Why wasn’t the Malaysia flight equipped with better GPS? Cost isn’t the issue.
The missing Malaysian Flight MH370 seems to have gone down in the ocean. We still don’t know why, and it is likely we never will know the entire story. The most recent news that some remains have been found in the ocean has at least provided some closure, not only for the families of the passengers on the flight but also for a world that has been held deep in the thrall of this mystery for weeks.
Reporting on the disappearance of MH370 has described the event as a profound mystery. It is not a profound mystery. It only seems like a profound mystery because most people are immersed in a world where their mobile phones can tell them how many feet they are from the nearest Italian restaurant at all times. Most people live in a world where their new car will automatically send its location to the nearest police station if it detects that it has been in a crash.
Airlines, however, do not live in that world. Alongside the clue-hunting and conspiracy theories that made up most of the reporting on this event, another interesting question has emerged: Why is airplane tracking technology so hopelessly out of date?
Ben Branstetter has pointed out that the radar technology used to locate airplanes is decades-old technology. “How is it possible the full force of the aviation industry,” asks Branstetter, “is having more trouble finding a jet than I would if I lost my smartphone? This is supposedly the era wherein no modern citizen is without the ability to be found, whether by the NSA or their grandmother on Facebook. Did we really not think to bring intercontinental aircraft into this fold?”
In an article for The Guardian, Stephen Trimble says “even cars have broadband connectivity now, but the modern jet airliner… still exists in the age of radio.” He points out that, from a purely technological standpoint, it would be easy to get our airlines connected with a GPS infrastructure and cloud-based black boxes that, at the very least, could make key information available to the world-wide satellite network at regular intervals.
In fact, the potential for this technology has existed for years. Boeing has been pushing for GPS infrastructure and has submitted patents for cloud-based black box transmissions. Sure, revamping the entire airline industry costs some money (Boeing’s plan comes with a $1 billion price tag), but in this day and age, large price tags are never a real obstacle. We are talking about multibillion dollar organizations here. Boeing’s revenue last quarter was $23.8 billion.
Cost itself isn’t the main problem.
The problem is you.
Every time someone asks you what matters the most when choosing an airline, what do you say? According to a survey by Consumer Traveler, 77 percent of you say that you consider fare first, with schedule coming in a distant second at 48 percent. In Australia, Quantas found that the number one consideration when booking both domestic and international flights was pricing.

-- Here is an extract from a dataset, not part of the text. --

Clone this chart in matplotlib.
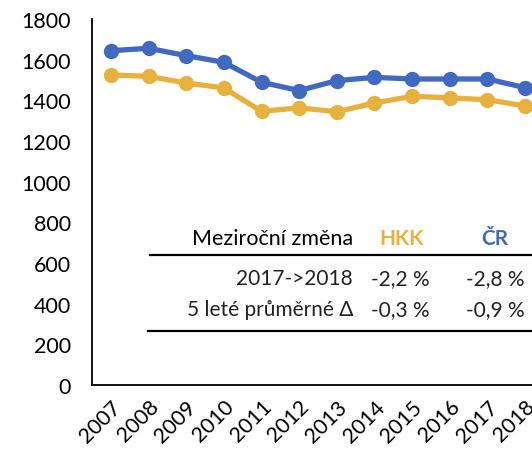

People may love to complain about cramped seating and stinginess with snacks, but in the end that’s not what you care about. Not when you need to put your money where your mouth is. Nothing proves this point more than the fact that Spirit Airlines is constantly maligned for being stingy with its services, and yet is constantly turning a profit with booked flights. Their business model of always pushing for the cheapest possible tickets has paid them well, no matter what their “consumer rating” is.
This is the undeniable truth that has haunted airlines for more than a decade: When you look at actual customer behavior, people’s behavior is consistent and clear. They want to pay the absolute lowest fare that they can.
And you get what you pay for. You know what technological innovations airlines are investing in? How to cram even more people into flights by having standing-room-only sections on short flights. That’s right: Your seating space just got even smaller, because that’s what you said you wanted. Or more specifically, you said the thing you care about the most is making tickets cheaper, and this is another way to do it.
No airline executive is going to take on a $1 billion project unless he or she has to. And despite all the media dust-up, events like the two-week odyssey of MH370 remain rare. It is an oddity, which is part of the reason it received so much news coverage. A single event is certainly no reason to break the bank on a project that has the potential to raise ticket prices and drive away customers.
Ask yourself honestly: If you are given the choice between buying a more expensive ticket on an airline that has GPS tracking or a cheaper ticket on an airline that uses radar, what do you choose?
You are concerned now. You think updating airplane technology is great and a wonderful investment in the future. But pretty soon this news cycle will be over, and we all know what happens next. A celebrity dies, a politician says something stupid, Justin Bieber has a bad hair day, and the blogs and the news channels move on.